Photo courtesy 2D.
Photo courtesy 2D.

I only knew one member of 2 Dickinson Street, the vegetarian co-op also known as 2D, when I signed up for a meal, though I didn’t know him that well. I didn’t know anyone from my year joining next year, as my friends and I had all joined clubs or went independent. When someone sent a signup link through WhitmanWhire to visit 2D, I put my name down, out of curiosity, for a free vegetarian meal not from a dining hall. I had passed by the place a number of times walking up University Place. The well-maintained brown Victorian home never seemed to be the site of a messy bacchanal—I usually saw people sitting at tables or on the porch talking and doing homework with warm yellow light emanating from the interior. The night of my scheduled dinner, I received an email with the information of my host. He would be cooking that night, and that meant I would be too.

At 5:30 I walked up to the front door and knocked. No answer. I didn’t see any movement inside but my nose caught wafts of garlic and onion cooking in olive oil. I went to the side door to the kitchen, and my host immediately welcomed me in. There were six people in the kitchen, cooking for an expected crowd of about 48 members. My host was busy cubing tofu to later sauté with garlic and scallions. Another member was making quinoa patties, another was focused on putting together a frittata-like Spanish tortilla, and another was busy coring apples and stuffing them with nuts, butter, and brown sugar before baking. Another girl was making ice cream—chocolate peanut butter and lemon sorbet. Together they bantered and joked across the counters and four industrial-sized stoves. One girl wasn’t talking much at all. In a massive wok almost as high as her shoulders, she was concentrating intensely on her dish of butternut squash, tomato, mushrooms, soy sauce (“for meatiness”), and paprika, adding ingredients like a mad scientist and mixing it all together with a wooden spoon the size of an oar.

After chopping a clove of garlic to add to various dishes, I helped a girl I recognized from one of my classes chop some vegetables for her fried rice. It was her first time cooking there, too, as she had just joined the co-op as a second semester senior. She had tired of cooking for herself and writing her thesis at the same time. We talked for a while about our classes and discovered we shared the same major. We finished chopping the vegetables and she went on to put together her rice. No one else needed help, and without a task at hand, I set about to browse the kitchen.

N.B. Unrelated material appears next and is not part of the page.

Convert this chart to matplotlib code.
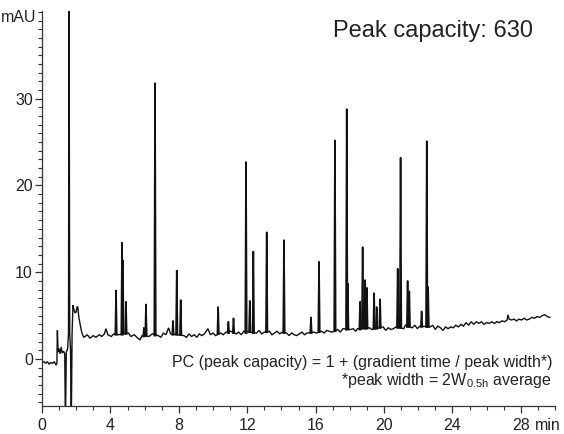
# chromatogram_peak_capacity.py

import matplotlib
matplotlib.use('Agg')
import matplotlib.pyplot as plt
from matplotlib.ticker import MultipleLocator
import matplotlib.transforms as mtransforms

# Background trace (noisy baseline, void peak and its dips), min / mAU
trace_t = [0.00, 0.12, 0.22, 0.32, 0.42, 0.52, 0.62, 0.72, 0.82, 0.87, 0.90, 0.94,
           1.00, 1.06, 1.12, 1.18, 1.26, 1.33, 1.37, 1.42, 1.50, 1.55, 1.58, 1.62,
           1.67, 1.71, 1.76, 1.81, 1.88, 1.94, 1.99, 2.05, 2.09, 2.15, 2.22, 2.30,
           2.37, 2.45, 2.65, 2.80, 3.00, 3.15, 3.35, 3.50, 3.65, 3.74, 3.85, 4.05,
           4.20, 4.45, 5.05, 5.20, 5.40, 5.55, 5.73, 5.85, 6.25, 6.45, 6.80, 6.95,
           7.10, 7.25, 7.40, 7.52, 8.30, 8.45, 8.60, 8.75, 8.90, 9.05, 9.20, 9.35,
           9.50, 9.70, 9.85, 10.00, 10.15, 10.45, 10.60, 10.75, 11.05, 11.35, 11.50, 11.65,
           11.80, 12.55, 12.70, 12.85, 13.00, 13.30, 13.45, 13.60, 13.75, 13.90, 14.05, 14.30,
           14.45, 14.60, 14.75, 14.90, 15.05, 15.20, 15.35, 15.50, 15.90, 16.05, 16.35, 16.50,
           16.65, 16.80, 16.95, 17.30, 17.45, 17.60, 18.05, 18.20, 18.35, 18.45, 19.15, 19.30,
           19.95, 20.10, 20.25, 20.40, 20.55, 20.70, 21.15, 21.25, 21.65, 21.80, 21.95, 22.10,
           22.70, 22.85, 23.00, 23.15, 23.30, 23.45, 23.60, 23.75, 23.90, 24.05, 24.20, 24.35,
           24.50, 24.65, 24.80, 24.95, 25.10, 25.25, 25.40, 25.55, 25.70, 25.85, 26.00, 26.15,
           26.30, 26.45, 26.60, 26.75, 26.90, 27.05, 27.20, 27.25, 27.32, 27.45, 27.60, 27.75,
           27.90, 28.05, 28.20, 28.35, 28.50, 28.65, 28.80, 28.95, 29.10, 29.25, 29.40, 29.55,
           29.70]
trace_mau = [-0.4, -0.3, -0.5, -0.3, -0.6, -0.4, -0.5, -0.3, -0.7, -0.5, 3.3, 0.8,
             1.2, 0.6, 1.4, 0.7, 0.9, 0.6, -8.0, 0.8, 1.2, 3.0, 45.0, 3.0,
             1.0, -8.0, 3.0, 6.2, 5.6, 5.3, 5.4, 6.0, 6.0, 4.9, 4.1, 3.3,
             2.8, 2.5, 2.8, 2.4, 2.7, 2.5, 2.8, 2.6, 2.9, 3.5, 2.8, 2.6,
             2.9, 2.8, 3.0, 2.6, 2.8, 2.5, 2.2, 2.7, 2.6, 2.9, 2.7, 2.5,
             3.0, 2.8, 3.6, 2.9, 2.7, 2.5, 2.9, 2.6, 2.8, 2.5, 2.9, 2.7,
             2.9, 3.5, 2.8, 3.0, 2.7, 3.0, 2.8, 3.1, 3.2, 2.9, 3.1, 2.8,
             3.2, 3.0, 3.3, 2.9, 3.1, 3.2, 2.8, 3.0, 3.2, 2.9, 3.1, 3.0,
             2.7, 3.0, 2.8, 2.7, 2.9, 3.1, 2.8, 3.0, 3.1, 3.0, 3.2, 3.0,
             3.3, 3.2, 3.1, 3.4, 3.1, 3.5, 3.4, 3.5, 3.2, 3.5, 3.6, 3.4,
             3.7, 3.3, 3.6, 3.4, 3.5, 3.7, 3.5, 3.9, 3.6, 3.9, 3.5, 3.8,
             3.7, 3.9, 3.4, 3.8, 3.6, 3.3, 3.7, 3.5, 3.7, 3.6, 3.9, 3.7,
             4.0, 3.8, 4.2, 3.9, 4.3, 4.0, 4.3, 4.1, 4.3, 4.0, 4.2, 4.1,
             4.3, 4.1, 4.3, 4.2, 4.4, 4.3, 4.5, 5.1, 4.6, 4.5, 4.6, 4.4,
             4.6, 4.5, 4.7, 4.5, 4.6, 4.8, 4.7, 4.9, 4.8, 5.0, 5.1, 4.9,
             4.8]

# Sharp analyte peaks: retention time, apex height, foot level
peak_t = [4.33, 4.68, 4.73, 4.91, 5.96, 6.08, 6.61, 7.66, 7.88, 8.11,
          10.30, 10.90, 11.20, 11.93, 12.15, 12.36, 13.14, 14.15, 15.73, 16.20,
          17.13, 17.82, 17.88, 18.60, 18.75, 18.90, 19.00, 19.42, 19.57, 19.77,
          20.80, 20.97, 21.38, 21.48, 22.20, 22.50, 22.58]
peak_top = [7.9, 13.4, 11.4, 6.6, 3.6, 6.3, 31.8, 4.4, 10.2, 6.8,
            6.0, 4.3, 4.7, 22.7, 6.7, 12.4, 14.6, 13.7, 4.8, 11.2,
            25.2, 28.8, 8.7, 6.6, 12.9, 9.1, 8.2, 7.6, 6.0, 6.9,
            10.4, 23.2, 9.0, 7.8, 5.5, 25.1, 8.3]
peak_foot = [2.8, 2.8, 2.9, 2.9, 2.6, 2.7, 2.7, 2.8, 2.8, 2.8,
             2.9, 3.0, 3.0, 3.0, 3.1, 3.0, 3.1, 3.0, 3.0, 3.1,
             3.2, 3.4, 3.4, 3.4, 3.5, 3.5, 3.5, 3.5, 3.5, 3.6,
             3.6, 3.6, 3.7, 3.7, 3.7, 3.7, 3.7]

x_ticks = [0, 4, 8, 12, 16, 20, 24, 28]
y_ticks = [0, 10, 20, 30]

TEXT = '#222222'
LINE = '#111111'
plt.rcParams['font.family'] = ['Liberation Sans', 'DejaVu Sans']
plt.rcParams['mathtext.fontset'] = 'custom'
plt.rcParams['mathtext.rm'] = 'Liberation Sans'

fig = plt.figure(figsize=(5.64, 4.34), dpi=100)
ax = fig.add_axes([42 / 564, 1 - 406 / 434, 513 / 564, 395 / 434])

ax.plot(trace_t, trace_mau, color=LINE, lw=1.0, solid_joinstyle='miter')
half_w = 0.045
for t, top, foot in zip(peak_t, peak_top, peak_foot):
    ax.plot([t - half_w, t, t + half_w], [foot, top, foot], color=LINE, lw=1.2)

ax.set_xlim(0, 30)
ax.set_ylim(-5.41, 40.1)

for side in ['top', 'right']:
    ax.spines[side].set_visible(False)
for side in ['left', 'bottom']:
    ax.spines[side].set_color('#333333')
    ax.spines[side].set_linewidth(0.9)

ax.set_xticks(x_ticks)
ax.set_yticks(y_ticks)
ax.xaxis.set_minor_locator(MultipleLocator(1))
ax.yaxis.set_minor_locator(MultipleLocator(1))
ax.tick_params(which='major', direction='out', length=5, width=0.9, color='#333333',
               labelcolor=TEXT, labelsize=11.5)
ax.tick_params(which='minor', direction='out', length=3, width=0.8, color='#333333')
ax.tick_params(axis='x', pad=3.5)
ax.tick_params(axis='y', pad=1.5)

# unit labels
trans_y = mtransforms.blended_transform_factory(ax.transAxes, ax.transData)
ax.text(-6 / 513, 39.4, 'mAU', transform=trans_y, ha='right', va='center',
        fontsize=11.5, color=TEXT)
trans_x = mtransforms.blended_transform_factory(ax.transData, ax.transAxes)
ax.text(29.6, -19 / 395, 'min', transform=trans_x, ha='center', va='center',
        fontsize=11.5, color=TEXT)

fig.text(533 / 564, 1 - 31 / 434, 'Peak capacity: 630', ha='right', va='center',
         fontsize=17, color=TEXT)
fig.text(552 / 564, 1 - 362 / 434, 'PC (peak capacity) = 1 + (gradient time / peak width*)',
         ha='right', va='center', fontsize=11.5, color=TEXT)
fig.text(552 / 564, 1 - 381 / 434, '*peak width = 2W$\\mathregular{_{0.5h}}$ average',
         ha='right', va='center', fontsize=11.5, color=TEXT)

fig.savefig('out.png', dpi=100)
plt.close(fig)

In the refrigerators I found deep tubs of hummus, twelve gallons of soymilk, cartons of eggs and butter, 25 pounds of carrots, twenty pounds of mushrooms, and a Brita filter labeled “Nikhil’s Vodka.” After sniffing the contents I found the filter was no longer filled with vodka but water, as Nikhil, once a grad student at 2D, left to focus on his dissertation. On the pantry shelves sat cardboard boxes containing 50 pounds of onions and potatoes, 35 pounds of butternut squash, 50 avocadoes, and boxes filled to the brim with fresh garlic and ginger root. Various oils and vinegars had an entire shelf to their own. On the floor underneath the shelves were buckets labeled chickpea flour, pumpernickel flour, bread flour, “Marxist” oats, and “Totalitarian” oats. Each bucket at one point contained 25 pounds of tofu, and around the kitchen I counted 32 buckets now used to contain other things, meaning that 800 pounds of tofu had been consumed over the last few years. “That’s only a fraction,” said my friend in the co-op when I later mentioned this to him.

At 6:30 dinner was ready, and a crowd was hovering around the door to the kitchen, ready to serve themselves. After everyone had piled their plates high with vegetarian fare, I sat at a circular table in the small dining room. The seating was slightly cramped, but intimate. Christmas lights, cookbooks, and drawings lined the walls, and on a corner shelf sat an antique radio and board games. I noticed the 2-D flag: a green quilt with a white artichoke in the center. I mentioned to the table that it resembled the Ivy club sweatshirts. “Ivy gets into the mortar of buildings and destroys them,” said a guy sitting at my table, “Artichokes are useful.” 2-D also has a journal of jokes and notes written by members. One page is taken up entirely by fake passes, each with a black artichoke in the center.

Unlike the eating club system, which 2-D members frequently make fun of (often rightfully), dues for membership at 2-D are $550 a semester. Social dues, just fifteen dollars. Though sign-in clubs aim to ameliorate exclusivity on campus, they don’t always work for everyone. Dues are still over $8000, and not everyone is comfortable with club cultures and traditions. Though 2-D lacks this kind of exclusivity, it has a tiny capacity. It is so small because only so many people can cook at once, and the students don’t have time to cook all day to prepare a dinner for over a hundred people. Every night, five or six people set aside their work to focus on cooking a meal to feed others, sharing conversation and taking part in the ritual of making food that many of us rarely experience here. I left the meal feeling as though I had done a favor to my body by staying away from the excess and monotony of the dining halls, and away from the eating club system that I perhaps bought into too readily. Eating at Two Dickinson Street didn’t feel like Princeton.